Großbritannien Ein Jahr König Boris
Boris Johnsons erstes Jahr als britischer Premierminister war wahrhaft turbulent. Es war ein Jahr voller schwerwiegender Fehleinschätzungen - und ein Jahr, in dem er das Land nach seinem Willen umkrempelte.
An Turbulenzen hat es Boris Johnson nicht gemangelt in seinem ersten Jahr als Premierminister. Aber die dramatischste Nachricht in dieser Zeit betraf ihn ganz persönlich.
Anfang April kam der britische Premier mit einer Corona-Infektion auf die Intensivstation. Ein Schreckmoment für die Briten, auch wenn Johnson heute nicht weniger umstritten ist als bei seinem Antritt vor einem Jahr. Tage vorher hatte der Regierungschef noch jovial herumgealbert: Ich war gerade im Krankenhaus, habe Leuten die Hand geschüttelt, auch Corona-Patienten.
Corona-Gefahr komplett unterschätzt
Da hatte sich das Virus schon längst im Land ausgebreitet - und Johnson hatte nur eins bewiesen: Dass er die Corona-Gefahr völlig unterschätzt hatte. Es war nicht die erste schwerwiegende Fehleinschätzung in seinem ersten Jahr in 10 Downing Street. Am Tag seines Amtsantritts versprach er seinen Landsleuten: Wir sind raus aus der EU am 31. Oktober, ohne Wenn und Aber.
Schon das klappte nicht. Verhindert durch ein Parlament, das Johnson daraufhin in politisch geradezu rüpelhafter Weise kurzerhand in den Zwangsurlaub schickte. Aber auch das hielt nicht lang, der Regierungschef kassierte umgehend einen schweren Rüffel des Obersten Gerichtshofs. Immerhin konnte Johnson schließlich Neuwahlen erreichen. Da waren die Leute nach drei Jahren Brexit-Chaos der ganzen Sache einfach nur noch überdrüssig. Eine Stimmung, die Johnson und seine Brexit-Freunde geschaffen hatten und die sie jetzt zu nutzen wussten.
Kapital schlagen aus dem Überdruss der Briten
Die Unterhauswahl fand in der Weihnachtszeit statt.

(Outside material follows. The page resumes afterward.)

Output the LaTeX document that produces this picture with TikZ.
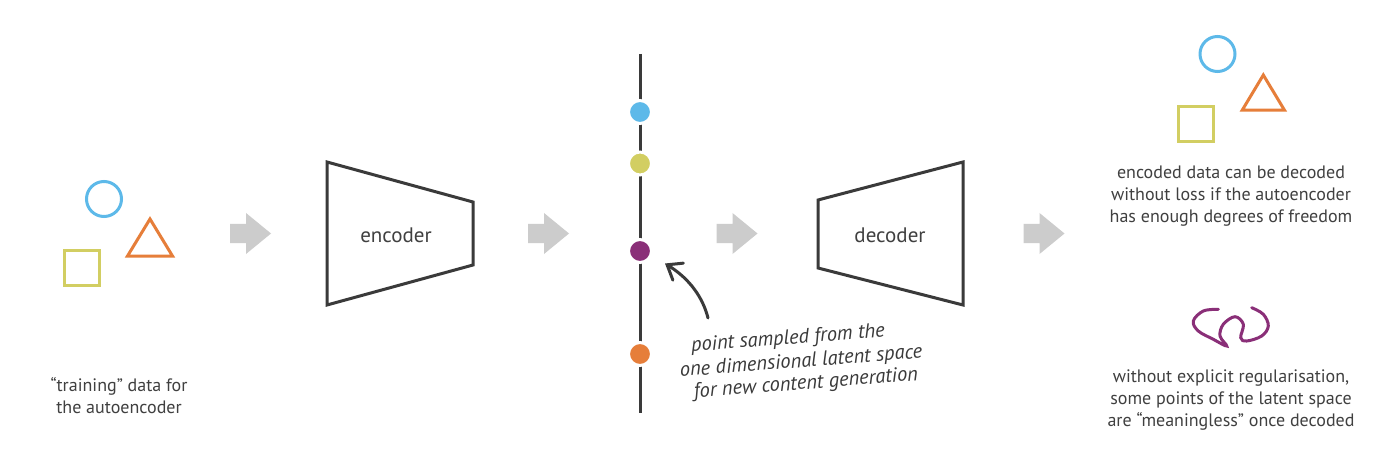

Für einen Werbeclip seiner Konservativen verwendete Johnson eine Vorlage aus dem Weihnachtsfilm "Love Actually" - und traf damit den Nerv der Mehrheit.
Genug ist genug, lasst uns das endlich über die Bühne bringen. Die Wahl bescherte Johnson 12 Tage vor Heiligabend einen fulminanten Sieg, mit einer Mehrheit, wie es sie für die Konservativen seit Maggie Thatcher nicht mehr gegeben hatte. Seitdem will Johnson das Land umkrempeln, mit viel Geld für die Infrastruktur, für Verkehr und Digitalisierung, mit einem schlankeren Regierungsapparat in London, mit neuen Handelsverträgen weltweit. Wir müssen nur an uns selbst glauben, und an das, was wir schaffen können, appelliert er an seine Landsleute.
Fast nebenbei hat sich Boris Johnson in diesem ersten Jahr im Amt auch noch scheiden lassen, hat wieder geheiratet und ist auch noch einmal Vater geworden. König der Welt wollte er immer sein, hat seine Schwester einmal erzählt. Premierminister des Vereinigten Königreichs ist Boris Johnson immerhin geworden. Der Stoff des ersten Amtsjahres würde schon jetzt locker reichen für einen Kino-Mehrteiler.